A foot chase took deputies into the woods. But what played out under the boughs wasn’t an arrest — it was compassion.
Drawn June 29 to the Sunset Motel on Oberlin-Elyria Road, just outside the Oberlin city limits, Lorain County sheriff’s deputies were searching for a suspect named George Click, wanted on a felony warrant.
They spotted a figure slipping into the forest near Parson Road and, believing it was Click, gave chase.
After searching 45 minutes, deputies Gary Howell, John Searle, and Jason Zsebik found Jerry Eberhart, a homeless man who said he was staying at the hotel until he ran out of money.
His only choice was to stay in the woods.
Eberhart had been there four days, eating nothing but some crackers.
None of the deputies reached for their handcuffs. Instead, Howell reached for his sandwich, giving Eberhart his own lunch.
“It was just the right thing to do. I’ve been that guy before, down on my luck,” Howell said. “Everybody falls on hard times, some harder than others… I’ve been hungry before and obviously had more than just crackers.”

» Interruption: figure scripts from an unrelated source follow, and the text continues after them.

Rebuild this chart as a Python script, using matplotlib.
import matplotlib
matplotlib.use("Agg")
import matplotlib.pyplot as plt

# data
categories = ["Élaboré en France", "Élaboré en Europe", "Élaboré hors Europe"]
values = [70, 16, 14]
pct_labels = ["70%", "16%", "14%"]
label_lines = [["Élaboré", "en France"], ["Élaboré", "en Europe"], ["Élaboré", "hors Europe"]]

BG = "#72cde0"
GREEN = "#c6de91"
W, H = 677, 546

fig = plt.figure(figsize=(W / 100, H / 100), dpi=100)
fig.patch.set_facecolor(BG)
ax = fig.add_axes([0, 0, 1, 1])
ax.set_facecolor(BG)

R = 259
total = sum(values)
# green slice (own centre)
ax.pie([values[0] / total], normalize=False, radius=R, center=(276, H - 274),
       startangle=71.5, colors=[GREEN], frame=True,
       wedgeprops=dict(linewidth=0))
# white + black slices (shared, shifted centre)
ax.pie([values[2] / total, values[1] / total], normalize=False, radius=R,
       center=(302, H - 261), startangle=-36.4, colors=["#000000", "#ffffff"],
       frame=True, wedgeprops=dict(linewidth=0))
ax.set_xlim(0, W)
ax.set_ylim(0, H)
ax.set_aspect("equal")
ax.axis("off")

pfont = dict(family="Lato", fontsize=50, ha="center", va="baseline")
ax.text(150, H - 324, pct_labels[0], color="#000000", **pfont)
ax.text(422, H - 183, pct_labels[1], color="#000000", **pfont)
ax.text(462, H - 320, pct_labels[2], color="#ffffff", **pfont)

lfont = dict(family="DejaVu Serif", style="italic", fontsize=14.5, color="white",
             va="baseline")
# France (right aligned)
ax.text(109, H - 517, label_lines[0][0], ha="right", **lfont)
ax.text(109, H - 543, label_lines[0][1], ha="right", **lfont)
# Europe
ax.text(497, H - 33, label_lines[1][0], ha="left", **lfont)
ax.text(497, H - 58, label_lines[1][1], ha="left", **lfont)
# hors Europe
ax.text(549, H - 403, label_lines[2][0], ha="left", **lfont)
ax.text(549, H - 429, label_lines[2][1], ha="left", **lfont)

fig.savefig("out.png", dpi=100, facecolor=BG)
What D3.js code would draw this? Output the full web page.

The deputy, who hails from the Vermilion area, is a father of four. He said he tries to raise his four young children on the same lessons he received from his parents, Gary Sr. and Gwen Howell.
Zsebik gave Eberhart water and a bowl of fruit, and Howell pushed $20 from his pocket into the man’s hand.
“I was just trying to float him through until payday so he could get something to eat,” Howell said, surprised by the attention garnered by his actions, including our phone call. “At the end of the day, guys who wear a badge and uniform, we’re no different than the people we stop. We’re all human.”
The act of selflessness was brought to our attention by a letter from Howell’s supervisor, Sgt. Charles Motylewski, to Capt. Rick Thomas. It praises Howell for going above and beyond the call of duty — and it says this wasn’t the first time in the deputy’s nearly two years with the LCSO.
Motylewski wrote that he wanted Thomas to know “Howell is the type of guy who would give you the shirt off his back. It’s not often you hear the good things that officers do in this line of work, and we only hear what they have done wrong.”